# W: Finally, I have a loom.



## DanielS (Mar 2, 2016)

I received my "new" used Kromski 24" RH loom. I am in the process of setting it up. 
I picked up some 2 ply cone carpet wool (from DBNY) for a steal and so will try to do my first warping tomorrow. 
Then off to some practice weaving. 
I'll see if any of that reading I have been doing this past month pays off.
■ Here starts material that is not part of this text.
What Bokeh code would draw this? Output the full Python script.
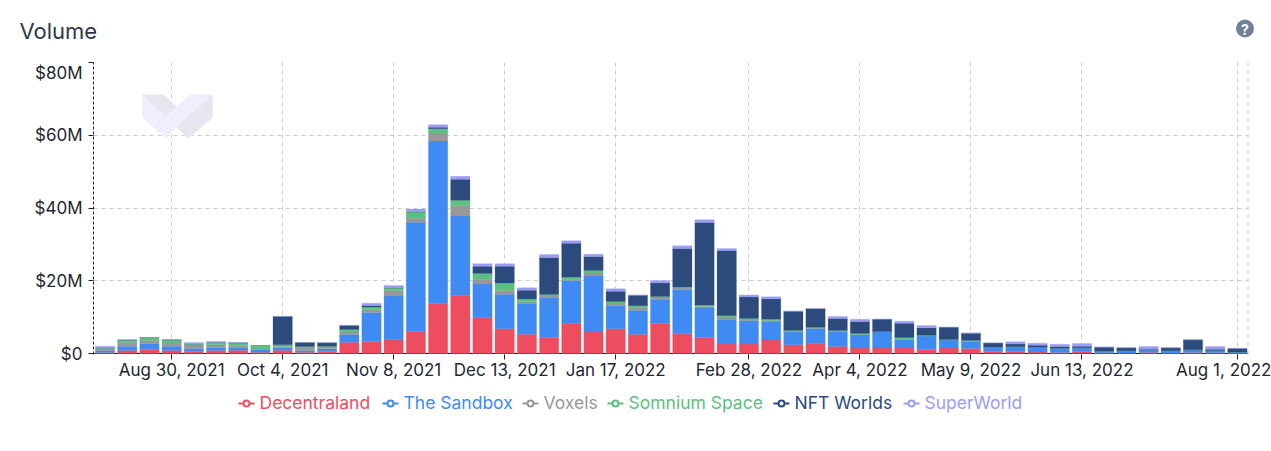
import numpy as np
import pandas as pd
from bokeh.core.properties import value
from bokeh.embed import file_html
from bokeh.layouts import column
from bokeh.resources import INLINE
from bokeh.plotting import figure
from bokeh.models import Range1d, FixedTicker, LinearAxis, PolyAnnotation, Span

start_week = "2021-08-09"
n_weeks = 52

decentraland = [.3,.8,1.1,.8,.55,.8,.9,.35,.9,.35,.65,3.1,3.3,3.8,6.05,13.7,16,9.8,6.8,5.3,4.4,8.3,5.9,6.8,5.3,8.3,
                5.4,4.3,2.6,2.6,3.7,2.4,2.8,1.9,1.5,1.5,1.5,1.1,1.5,1.4,.55,.5,.4,.3,.5,.2,.1,.3,.1,.3,.2,.1]
sandbox = [.5,1.2,1.65,1.2,.85,.85,.75,.75,.75,.45,.65,2.1,8,12,30.05,44.7,21.8,9.3,9.5,8.5,11,11.8,15.4,6.4,6.6,6.6,
           12.2,8.2,6.8,6.4,5.2,3.5,4.1,4.15,3.6,4.5,2.3,3.7,2.2,1.9,1.25,1.4,1.35,1.15,1.05,.45,.65,.7,.65,.7,.6,.3]
voxels = [.6,1.0,.85,.9,1.0,.75,.55,.05,.35,.95,.55,.7,.7,1.5,1.1,2.2,2.8,1.3,1,.4,.4,.3,.8,.7,.7,.6,
          .4,.4,.7,.2,.1,.1,.1,.1,.1,0,.1,.1,.05,0,0,0,0,0,0,0,0,0,0,0,0,0]
somnium = [.1,.7,.8,.85,.25,.7,.7,1.05,.4,.15,.15,.7,.75,.7,1.7,1.2,1.5,1.6,2.1,.8,.4,.6,.7,.4,.5,.2,
           .3,.4,.3,.4,.4,.3,.2,.15,.3,.05,.5,.1,.1,.3,0,0,0,0,0,0,0,0,0,0,0,0]
nft_worlds = [.1,0,0,0,0,0,0,0,7.8,1.1,.95,1.1,.45,.1,.1,.4,5.8,2,4.6,2.4,10.2,9.3,3.9,2.8,2.9,3.7,
              10.6,22.7,17.9,5.9,5.6,5.3,5.1,3.3,3.3,3.35,3.9,2.1,3.35,2,1.1,.7,.55,.45,.45,1.1,.8,.15,.8,2.75,.4,1.0]
superworld = [.4,.05,.05,.05,.35,.1,.1,0,0,0,0,.1,.6,.6,.7,.7,.8,.7,.7,.7,.8,.7,.6,.7,.1,.7,
              .7,.8,.6,.6,.6,.05,.05,.6,.6,.05,.6,.6,.05,.05,0,.6,.55,.65,.75,0,0,.75,0,0,.7,0]

series_names = ["Decentraland", "The Sandbox", "Voxels", "Somnium Space", "NFT Worlds", "SuperWorld"]
series_colors = ["#ee4d5f", "#3f8bf3", "#989898", "#5cc081", "#2c4a7c", "#9a9cf5"]
series_values = [decentraland, sandbox, voxels, somnium, nft_worlds, superworld]

x_tick_labels = ["Aug 30, 2021", "Oct 4, 2021", "Nov 8, 2021", "Dec 13, 2021", "Jan 17, 2022",
                 "Feb 28, 2022", "Apr 4, 2022", "May 9, 2022", "Jun 13, 2022", "Aug 1, 2022"]
y_ticks = [0, 20, 40, 60, 80]
y_tick_labels = ["$0", "$20M", "$40M", "$60M", "$80M"]
# where each y label is written: the top one sits just below its tick in the reference
y_label_at = [0, 20, 40, 60, 77.7]

FONT = "Inter"
TICK_COLOR = "#1f2733"
WEEK = 7 * 24 * 3600 * 1000
dates = pd.date_range(start_week, periods=n_weeks, freq="7D")
x = [d.timestamp() * 1000 for d in dates]
x_ticks = [pd.Timestamp(t).timestamp() * 1000 for t in x_tick_labels]

W = 1271
TOP_H, MAIN_H = 62, 323
LEG_H = 451 - TOP_H - MAIN_H
LEFT, RIGHT, BOTTOM = 93, 1248, 354
x0, x1 = x[0] - 0.52 * WEEK, x[-1] + 0.5 * WEEK
y0, y1 = -80 / 291.0, 80


def strip(height):
    """A full-bleed figure whose data space is simply its own pixels."""
    f = figure(width=W, height=height, output_backend="svg", toolbar_location=None,
               x_range=Range1d(0, W), y_range=Range1d(height, 0), x_axis_location=None, y_axis_location=None,
               min_border=0, min_border_left=0, min_border_right=0, min_border_top=0, min_border_bottom=0,
               background_fill_color="white", border_fill_color="white", outline_line_color=None,
               frame_align=False)
    f.grid.visible = False
    return f


# header
top = strip(TOP_H)
top.text(x=[19], y=[30], text=["Volume"], text_font=value(FONT), text_font_size="22px", text_color="#2d3748",
         text_baseline="middle", text_align="left")
top.scatter(x=[1244.5], y=[28], size=18, marker="circle", fill_color="#718096", line_color=None)
top.text(x=[1244.5], y=[28.5], text=["?"], text_font=value(FONT), text_font_size="14px", text_font_style="bold",
         text_color="white", text_baseline="middle", text_align="center")

# chart
p = figure(width=W, height=MAIN_H, output_backend="svg", toolbar_location=None,
           x_range=Range1d(x0, x1), y_range=Range1d(y0, y1),
           min_border_left=LEFT, min_border_right=W - RIGHT, min_border_top=0, min_border_bottom=TOP_H + MAIN_H - BOTTOM,
           background_fill_color="white", border_fill_color="white", outline_line_color=None,
           frame_align=False)


def dx(px):
    return x0 + (px - LEFT) / (RIGHT - LEFT) * (x1 - x0)


def dy(py):
    return y0 + (BOTTOM - py) / (BOTTOM - TOP_H) * (y1 - y0)


def mark(pts, color):
    p.add_layout(PolyAnnotation(xs=[float(dx(q[0])) for q in pts], ys=[float(dy(q[1])) for q in pts],
                                fill_color=color, fill_alpha=1, line_color=None, level="underlay"))


# watermark
mark([(142, 94), (163, 94), (176, 106), (190, 94), (212, 94), (212, 117), (188, 138), (176, 127), (165, 138), (142, 117)], "#f0edfc")
mark([(142, 94), (163, 94), (176, 106), (165, 116)], "#e8e5ee")
mark([(212, 94), (212, 117), (188, 138), (176, 127)], "#e8e5ee")

p.add_layout(Span(location=0, dimension="width", line_color="#1a202c", line_width=1, level="underlay"))

bottom = np.zeros(n_weeks)
for vals, color in zip(series_values, series_colors):
    v = np.array(vals, dtype=float)
    p.vbar(x=x, bottom=bottom, top=bottom + v, width=0.87 * WEEK, fill_color=color,
           line_color=color, line_alpha=0.25, line_width=1)
    bottom = bottom + v

p.grid.grid_line_color = "#cbcbcb"
p.grid.grid_line_dash = "4 4"
p.grid.grid_line_width = 1
p.xaxis.ticker = FixedTicker(ticks=x_ticks)
p.xaxis.major_label_overrides = {t: l for t, l in zip(x_ticks, x_tick_labels)}
p.xgrid.ticker = FixedTicker(ticks=x_ticks)
p.ygrid.ticker = FixedTicker(ticks=y_ticks)

xa = p.xaxis[0]
xa.major_label_text_font = FONT
xa.major_label_text_font_size = "17px"
xa.major_label_text_color = TICK_COLOR
xa.major_tick_line_color = "#1a202c"
xa.major_tick_in = 0
xa.major_tick_out = 5
xa.minor_tick_line_color = None
xa.axis_line_color = None
xa.major_label_standoff = 0

# inner y axis: rule and tick marks
ya = p.yaxis[0]
ya.ticker = FixedTicker(ticks=y_ticks)
ya.major_label_overrides = {t: "" for t in y_ticks}
ya.major_label_standoff = 0
ya.major_label_text_font_size = "1px"
ya.axis_line_color = "#1a202c"
ya.axis_line_dash = "3 2"
ya.major_tick_line_color = "#1a202c"
ya.major_tick_in = 0
ya.major_tick_out = 5
ya.minor_tick_line_color = None

# outer y axis: the labels
yl = LinearAxis(ticker=FixedTicker(ticks=y_label_at),
                major_label_overrides={t: l for t, l in zip(y_label_at, y_tick_labels)},
                major_label_text_font=FONT, major_label_text_font_size="17px", major_label_text_color=TICK_COLOR,
                axis_line_color=None, major_tick_line_color=None, minor_tick_line_color=None,
                major_tick_in=0, major_tick_out=0, major_label_standoff=6)
p.add_layout(yl, "left")

p.add_layout(Span(location=x1, dimension="height", line_color="#cbcbcb",
                  line_dash="4 4", line_width=2, level="underlay"))

# legend strip, each label in its series colour
leg = strip(LEG_H)
legend_x = [238, 382, 522, 607, 773, 903]
LY = 403 - TOP_H - MAIN_H
for name, color, lx in zip(series_names, series_colors, legend_x):
    leg.line(x=[lx, lx + 16], y=[LY, LY], line_color=color, line_width=2)
    leg.scatter(x=[lx + 8], y=[LY], size=6, marker="circle", fill_color="white", line_color=color, line_width=2)
    leg.text(x=[lx + 21], y=[LY - 1], text=[name], text_font=value(FONT), text_font_size="17.5px", text_color=color,
             text_baseline="middle", text_align="left")

layout = column(top, p, leg, spacing=0)
open("out.html", "w").write(file_html(layout, INLINE))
I have to pay attention to the knitting I have promised others at the same time, but it's going to be a challenge with my new toy.

:sm02: :sm02: :sm02:


----------



## Babalou (Jun 3, 2012)

DanielS said:


> I received my "new" used Kromski 24" RH loom. I am in the process of setting it up.
> I picked up some 2 ply cone carpet wool (from DBNY) for a steal and so will try to do my first warping tomorrow.
> Then off to some practice weaving.
> I'll see if any of that reading I have been doing this past month pays off.
> ...


Congratulations! Have fun with it and ask away with questions. Many here can help.


----------



## wordancer (May 4, 2011)

New toys are so much fun. Congrats and enjoy!


----------



## mama879 (Jan 27, 2011)

Go slow and steady do not start with anything to wide just plain Jane weaving(tabby) you will do fine. Congratulations On your new loom. Sounds like you just had a little one. lol lol You will notice weaving goes much faster then your knitting does. But most of all have fun. The warping will be interesting at first and seem like a long time it is. Do not give up you will do it.


----------



## sockyarn (Jan 26, 2011)

It is so addictive. I remember I use to say, "I am only going to do one more inch" 7 inches later I was still at it. My stop button did not work very well.


----------



## DanielS (Mar 2, 2016)

Thank for your support.

I finished some work I needed to take care of this morning. My afternoon tasks are intermittent, so I am off to warp the wizard.


----------



## Spooly (Oct 22, 2011)

Enjoy your new toy. Many knitting yarns work well as both warp and weft depending on the size of reed you will be using. Looking forward to seeing your weaving projects.


----------



## deenashoemaker (Nov 9, 2014)

Oh what fun!!! Enjoy!


----------



## marianikole (Aug 29, 2011)

Congrats on your new toy I am sure you will enjoy it


----------



## Reba1 (Feb 5, 2012)

Congratulations on the new arrival! Enjoy the learning process.


----------



## DanielS (Mar 2, 2016)

I finally have it warped, but for the last two days I have been doing fall garden cleanup. I hope to be able to play with it Saturday.


----------



## mama879 (Jan 27, 2011)

Have fun. What are you making? Don't forget we want to see.


----------



## DanielS (Mar 2, 2016)

I have warped it with about a 6 in width of some inexpensive 2 ply carpet wool. My goal is to practice weaving evenly with good edges and maybe throw in a few pick up patterns just for fun. In the end I hope to have a few square cup coasters that I can practice a hemstitch on. Practice. Practice. Practice.


----------



## mama879 (Jan 27, 2011)

Good girl. Cool idea. I made a plain Jane weaving (tabby) of a table runner. It was I think 18" buy 27" white on white. Lots of mistakes. I learned about length and If you want a pattern you have to measure as you go. So the clips for letters the black metal ones work great for that. I measure put the clip on then I know where the next color goes or how much more I need to go. Kinda like a row counter. I'm still working on (Tabby) Plain Jane weaving as there were lots of mistakes on my projects easy to fix but way to many to do. My last 2 projects no mistakes so I will be playing with my pick up sticks on my next projects. I found a site for houses so I think that will be my next one.


----------